Les Is No More (Les Coleman, 1945—2013)

Les Coleman (Geary’s Guide, p. 28) died on January 17. He was a kind and witty man, endlessly alert to the surreal and Dada-esque aspects of real life, which he translated into his visual and aphoristic art. I was fortunate to get to know Les over the past few years and on one visit to his South London home bought a work I treasure: a drawing of two goldfish swimming in separate compartments of a water-filled hourglass. “Les Coleman was a rare bird,” according to his friend and fellow artist Patrick Hughes, “a fine artist who devoted himself to comedy. All through his career Les stuck to his vision of art evoking laughter, a grim smile or a subtle grin.” That profound, absurdist comic vision is plain to see in Les’ wonderful aphorisms, of which I’ll never get enough…

A thorough inspection of the birthday suit revealed a number of holes.

True deception goes unnoticed.

Wind supports all flags no matter what the flag supports.

A bridge has no allegiance to either side.

The distance a goldfish swims is not controlled by the bowl.

Audience: play watched from the stage.

The more a ball bounces the less it bounces.

Puppets go to sleep the moment they break free from their strings.

Each page in a book knows its opposite page by heart.

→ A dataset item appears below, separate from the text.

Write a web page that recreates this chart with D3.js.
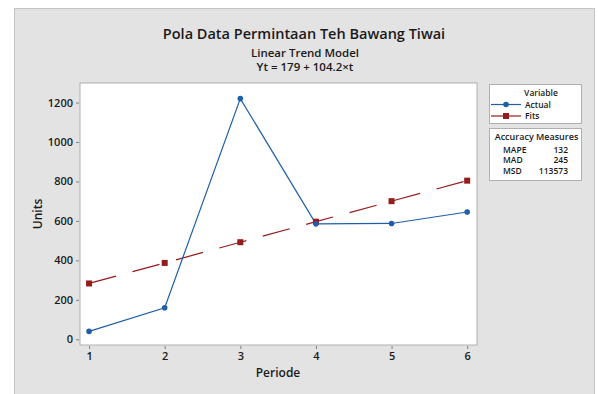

Glass is silent until broken.

Headstone: death’s bookmark.

Metaphor and Innovation

The metaphor-minded, aphoristically inclined Dave Lull sends news of ‘Bad Metaphors, Bad Tech‘ by Rob Goodman in The Millions. “It’s only in terms of what’s old that the newest technologies make initial sense,” Goodman writes, a point also made beautifully by Owen Barfield in his exquisite book History in English Words: “When a new thing or a new idea comes into the consciousness of the community, it is described, not by a new word, but by the name of the pre-existing object which most closely resembles it.” Here’s a central paragraph from Goodman’s piece:

“More than smoothing over progress after the fact, metaphors themselves often drive progress. The insight that turned a balloon into a piece of Baroque art was the same kind of jump that turned a billowing shirt into a flying machine. But if smart figurative thinking can spark and explain new technologies, defective metaphors can do just the opposite. When the words and images we use to familiarize the new become too familiar — when metaphors start to die, or when we forget that they’re only tools — they can become some of the most powerful forces against innovation. It’s not always technical walls that stop change in its tracks. Sometimes, innovation is limited by language itself.”